### DIRECTIVE
Return the material exactly as supplied, apart from the pictures, which are omitted.

### SOURCE EXCERPT
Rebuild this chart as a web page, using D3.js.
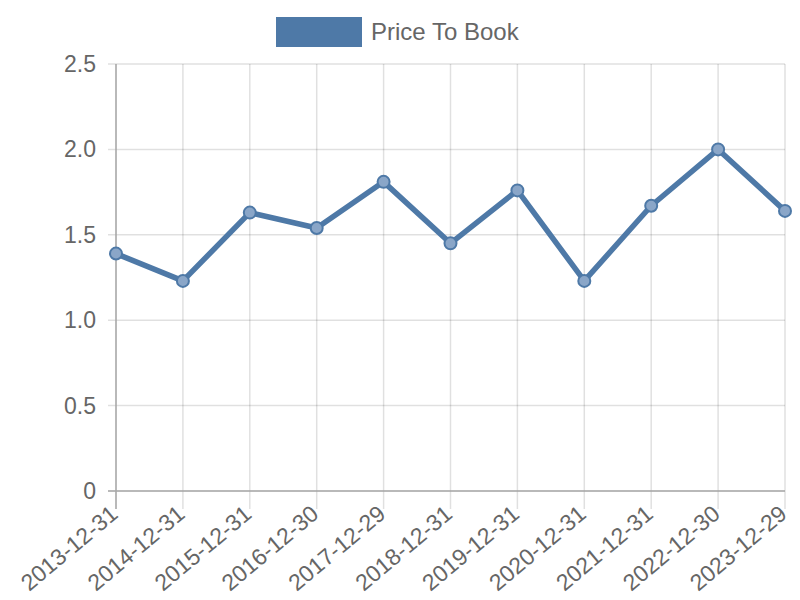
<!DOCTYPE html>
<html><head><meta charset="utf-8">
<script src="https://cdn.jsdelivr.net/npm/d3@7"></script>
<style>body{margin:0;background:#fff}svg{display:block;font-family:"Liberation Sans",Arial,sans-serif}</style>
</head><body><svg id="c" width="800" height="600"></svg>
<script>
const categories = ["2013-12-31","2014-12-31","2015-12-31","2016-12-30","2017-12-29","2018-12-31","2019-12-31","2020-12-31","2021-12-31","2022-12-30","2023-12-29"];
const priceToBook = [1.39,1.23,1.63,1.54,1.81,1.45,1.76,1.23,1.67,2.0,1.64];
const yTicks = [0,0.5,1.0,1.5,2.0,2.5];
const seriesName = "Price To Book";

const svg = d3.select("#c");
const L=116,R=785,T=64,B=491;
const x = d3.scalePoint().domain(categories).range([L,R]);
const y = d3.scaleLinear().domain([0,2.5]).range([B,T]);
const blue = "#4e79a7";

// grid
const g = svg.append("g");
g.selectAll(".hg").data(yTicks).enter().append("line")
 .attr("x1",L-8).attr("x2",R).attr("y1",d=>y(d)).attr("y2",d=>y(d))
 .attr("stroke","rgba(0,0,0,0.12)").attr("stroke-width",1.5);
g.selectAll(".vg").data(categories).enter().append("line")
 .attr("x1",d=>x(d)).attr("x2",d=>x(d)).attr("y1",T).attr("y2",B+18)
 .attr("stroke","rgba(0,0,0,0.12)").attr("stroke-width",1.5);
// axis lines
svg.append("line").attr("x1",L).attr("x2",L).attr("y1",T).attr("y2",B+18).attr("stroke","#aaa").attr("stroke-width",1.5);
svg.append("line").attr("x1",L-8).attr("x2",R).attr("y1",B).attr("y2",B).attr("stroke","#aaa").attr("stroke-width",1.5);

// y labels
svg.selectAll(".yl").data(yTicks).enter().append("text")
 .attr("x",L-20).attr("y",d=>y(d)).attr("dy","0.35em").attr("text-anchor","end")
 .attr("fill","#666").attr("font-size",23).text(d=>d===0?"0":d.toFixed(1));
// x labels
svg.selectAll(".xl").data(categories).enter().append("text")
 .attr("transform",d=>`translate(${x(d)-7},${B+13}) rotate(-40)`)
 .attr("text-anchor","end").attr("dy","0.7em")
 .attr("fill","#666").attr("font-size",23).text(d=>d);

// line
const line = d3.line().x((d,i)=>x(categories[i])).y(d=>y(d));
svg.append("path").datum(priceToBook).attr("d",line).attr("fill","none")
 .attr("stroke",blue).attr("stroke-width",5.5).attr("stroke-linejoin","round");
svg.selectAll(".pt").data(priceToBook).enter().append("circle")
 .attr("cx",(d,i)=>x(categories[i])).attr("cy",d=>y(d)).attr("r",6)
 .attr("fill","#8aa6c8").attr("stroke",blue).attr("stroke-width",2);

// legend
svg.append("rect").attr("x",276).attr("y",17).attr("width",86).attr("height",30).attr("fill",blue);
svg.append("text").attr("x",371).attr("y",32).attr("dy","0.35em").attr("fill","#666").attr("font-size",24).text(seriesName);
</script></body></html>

### OUTPUT OF THE EXERCISE
Rebuild this chart as a web page, using D3.js.
<!DOCTYPE html>
<html><head><meta charset="utf-8">
<script src="https://cdn.jsdelivr.net/npm/d3@7"></script>
<style>body{margin:0;background:#fff}svg{display:block;font-family:"Liberation Sans",Arial,sans-serif}</style>
</head><body><svg id="c" width="800" height="600"></svg>
<script>
const categories = ["2013-12-31","2014-12-31","2015-12-31","2016-12-30","2017-12-29","2018-12-31","2019-12-31","2020-12-31","2021-12-31","2022-12-30","2023-12-29"];
const priceToBook = [1.39,1.23,1.63,1.54,1.81,1.45,1.76,1.23,1.67,2.0,1.64];
const yTicks = [0,0.5,1.0,1.5,2.0,2.5];
const seriesName = "Price To Book";

const svg = d3.select("#c");
const L=116,R=785,T=64,B=491;
const x = d3.scalePoint().domain(categories).range([L,R]);
const y = d3.scaleLinear().domain([0,2.5]).range([B,T]);
const blue = "#4e79a7";

// grid
const g = svg.append("g");
g.selectAll(".hg").data(yTicks).enter().append("line")
 .attr("x1",L-8).attr("x2",R).attr("y1",d=>y(d)).attr("y2",d=>y(d))
 .attr("stroke","rgba(0,0,0,0.12)").attr("stroke-width",1.5);
g.selectAll(".vg").data(categories).enter().append("line")
 .attr("x1",d=>x(d)).attr("x2",d=>x(d)).attr("y1",T).attr("y2",B+18)
 .attr("stroke","rgba(0,0,0,0.12)").attr("stroke-width",1.5);
// axis lines
svg.append("line").attr("x1",L).attr("x2",L).attr("y1",T).attr("y2",B+18).attr("stroke","#aaa").attr("stroke-width",1.5);
svg.append("line").attr("x1",L-8).attr("x2",R).attr("y1",B).attr("y2",B).attr("stroke","#aaa").attr("stroke-width",1.5);

// y labels
svg.selectAll(".yl").data(yTicks).enter().append("text")
 .attr("x",L-20).attr("y",d=>y(d)).attr("dy","0.35em").attr("text-anchor","end")
 .attr("fill","#666").attr("font-size",23).text(d=>d===0?"0":d.toFixed(1));
// x labels
svg.selectAll(".xl").data(categories).enter().append("text")
 .attr("transform",d=>`translate(${x(d)-7},${B+13}) rotate(-40)`)
 .attr("text-anchor","end").attr("dy","0.7em")
 .attr("fill","#666").attr("font-size",23).text(d=>d);

// line
const line = d3.line().x((d,i)=>x(categories[i])).y(d=>y(d));
svg.append("path").datum(priceToBook).attr("d",line).attr("fill","none")
 .attr("stroke",blue).attr("stroke-width",5.5).attr("stroke-linejoin","round");
svg.selectAll(".pt").data(priceToBook).enter().append("circle")
 .attr("cx",(d,i)=>x(categories[i])).attr("cy",d=>y(d)).attr("r",6)
 .attr("fill","#8aa6c8").attr("stroke",blue).attr("stroke-width",2);

// legend
svg.append("rect").attr("x",276).attr("y",17).attr("width",86).attr("height",30).attr("fill",blue);
svg.append("text").attr("x",371).attr("y",32).attr("dy","0.35em").attr("fill","#666").attr("font-size",24).text(seriesName);
</script></body></html>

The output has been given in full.